It may have been India Inc’s Oscars and no awards for him to be won, but that did not deter Bollywood sensation Aamir Khan from deviating from the established code of behaviour. Much like his films. In a sea of ties and sharp suits, Aamir stood out in his chic white Lucknowi kurta and chucked his prepared ‘lateral thinking’ talk to speak on his own version of ‘Inclusive Growth’. Following on from speeches of finance minister Pranab Mukherjee, highways minister Kamal Nath and commerce and industry minister Anand Sharma’s on the subject of ‘Inclusive Growth’, Aamir decided to give the subject, usually viewed from the prism of economics, his own distinctive spin.
“You all are important people, people who can make a difference to our society and to our lives, to our country,” Khan told some 400 CEOs and industrialists assembled for the ET Awards.
“From the time the child is born, we subconsciously instill in him a spirit of competition and children grow up with this feeling of competitiveness. As a result, we end up developing a society, which thinks only of itself, we think selfishly,” said Khan, as he exhorted his Rancho message from his latest blockbuster ‘3 Idiots’: encourage the path of excellence and success will follow.

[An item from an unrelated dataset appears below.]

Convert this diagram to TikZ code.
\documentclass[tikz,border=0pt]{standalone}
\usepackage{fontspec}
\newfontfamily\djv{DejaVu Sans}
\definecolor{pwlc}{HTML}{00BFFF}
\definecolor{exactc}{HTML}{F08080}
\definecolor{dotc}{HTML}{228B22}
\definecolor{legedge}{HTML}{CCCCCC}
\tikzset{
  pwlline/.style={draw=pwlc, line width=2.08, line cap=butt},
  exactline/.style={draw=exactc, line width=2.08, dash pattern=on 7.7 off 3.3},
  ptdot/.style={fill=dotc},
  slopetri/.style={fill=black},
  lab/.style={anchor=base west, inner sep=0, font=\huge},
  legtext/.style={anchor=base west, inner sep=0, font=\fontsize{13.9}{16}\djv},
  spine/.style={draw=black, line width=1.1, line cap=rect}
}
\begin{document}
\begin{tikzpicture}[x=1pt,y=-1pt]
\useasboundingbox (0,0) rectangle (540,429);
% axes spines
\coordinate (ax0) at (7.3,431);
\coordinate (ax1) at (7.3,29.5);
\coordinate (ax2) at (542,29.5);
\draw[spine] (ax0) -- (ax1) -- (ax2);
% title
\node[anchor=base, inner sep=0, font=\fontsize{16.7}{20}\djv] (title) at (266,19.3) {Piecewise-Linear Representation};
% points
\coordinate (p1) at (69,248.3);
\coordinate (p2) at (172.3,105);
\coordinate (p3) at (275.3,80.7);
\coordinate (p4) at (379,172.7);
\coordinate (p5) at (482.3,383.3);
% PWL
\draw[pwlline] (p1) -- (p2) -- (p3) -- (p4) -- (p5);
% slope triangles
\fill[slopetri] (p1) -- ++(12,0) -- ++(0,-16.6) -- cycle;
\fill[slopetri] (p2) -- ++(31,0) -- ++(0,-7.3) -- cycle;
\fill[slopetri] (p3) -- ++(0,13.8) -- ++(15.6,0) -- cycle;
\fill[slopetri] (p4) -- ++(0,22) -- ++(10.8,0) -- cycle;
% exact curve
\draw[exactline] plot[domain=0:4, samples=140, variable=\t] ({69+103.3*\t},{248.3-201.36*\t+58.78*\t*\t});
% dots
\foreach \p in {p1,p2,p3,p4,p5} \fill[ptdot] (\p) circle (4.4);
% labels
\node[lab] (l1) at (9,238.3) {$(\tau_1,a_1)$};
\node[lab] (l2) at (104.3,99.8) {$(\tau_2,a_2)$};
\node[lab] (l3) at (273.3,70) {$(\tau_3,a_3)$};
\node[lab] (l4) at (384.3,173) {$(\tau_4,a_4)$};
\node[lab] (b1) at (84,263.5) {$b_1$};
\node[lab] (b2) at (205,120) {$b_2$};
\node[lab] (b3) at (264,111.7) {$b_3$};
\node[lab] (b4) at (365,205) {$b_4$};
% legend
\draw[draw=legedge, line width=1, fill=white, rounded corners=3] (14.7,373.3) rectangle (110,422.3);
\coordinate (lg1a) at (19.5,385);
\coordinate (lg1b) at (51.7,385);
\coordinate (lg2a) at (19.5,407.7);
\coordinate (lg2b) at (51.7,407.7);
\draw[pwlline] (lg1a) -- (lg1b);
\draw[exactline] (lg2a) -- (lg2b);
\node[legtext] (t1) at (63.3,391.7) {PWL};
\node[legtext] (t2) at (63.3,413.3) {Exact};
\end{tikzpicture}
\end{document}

Appealing to parents, Khan said if there was a change in attitude instilled from a young age, it would produce a different society. Citing examples from his movies, notably Tare Zameen Par, Khan urged parents to expand the ‘inclusive growth’ message to inculcate in children an accommodative attitude towards others with disabilities and learning difficulties.

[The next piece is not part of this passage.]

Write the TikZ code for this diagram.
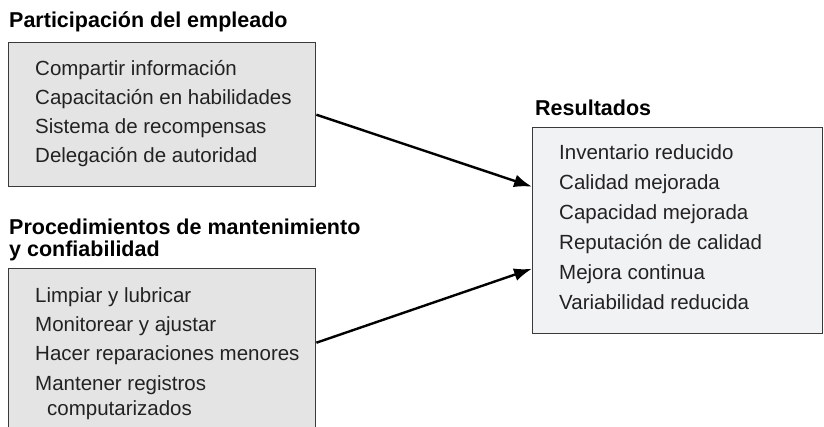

“We don’t include them in our mainstream education. A child who is born with a problem has to be included. If it starts from there, it will percolate right through. Yes, the child won’t be able to answer A+B is equal to what, he won’t be able to perhaps memorise things as we do. But so what? He is a child and he needs to be with his friends, children his own age. He has a right to be there and who are we to decide that he does not belong there and has to be put somewhere else?” he asked.
“I think it is unfair of us to even take that away from our own children, the right to sit next to another child, who may have problems and help him. This will ultimately result in inclusion in our society, in our hearts, as we go along our lives. I have followed my heart, done what I believed in, and done that with love, passion, sincerity and caring,” he ended to an applauding audience. Khan’s impassioned extempore speech, reflective of the passion he exudes in his movies, was a far cry from economics and business, but it drew queries from the assembled worthies of India Inc. Aditya Birla Group chairman Kumar Mangalam Birla was keen to know how the actor managed to successfully take up unusual themes and yet turn them into commercial successes. Knitting his eyebrows, Khan said it is always only the story that drives him, not success or failure.
“I just fall in love with the story and I want to be a part of it, just dive into it. I am actually not thinking of what the audience likes. I have no idea what the audience wants, genuinely. I just follow my heart, my instinct. When I am hearing a script or reading it, I am the audience and so I go with my gut and then hope for the best,” he said. Awardee Anand Mahindra, M&M vice chairman and MD, Harvard alumnus and cinema student, stood up to ask if by shunning the standard Bollywood formula he had created a new recipe for success.
“The very nature of my work demands that I reinvent constantly. It would be boring to hear the same story over and over again. So, unusual stories move me emotionally and a good story told well gives each film a potential. It really depends how deep you want to dive,” replied Khan.
To a query from Jayanti Chauhan, the 24-year-old daughter of Ramesh Chauhan and Bisleri director, about whether it was possible to implement the message of his 3 Idiots hit film into India’s schooling system, Khan donned his Rancho hat once again. He said doing away with rote learning and encouraging a questioning mind in a child was the best way to bring about deep-rooted change.
“When you help somebody, when you reach out for somebody, when you bring a smile to somebody’s face, when you help the person who is less privileged than you are, that is when you are going to achieve something. That is when you are really going to be inclusive,” he said.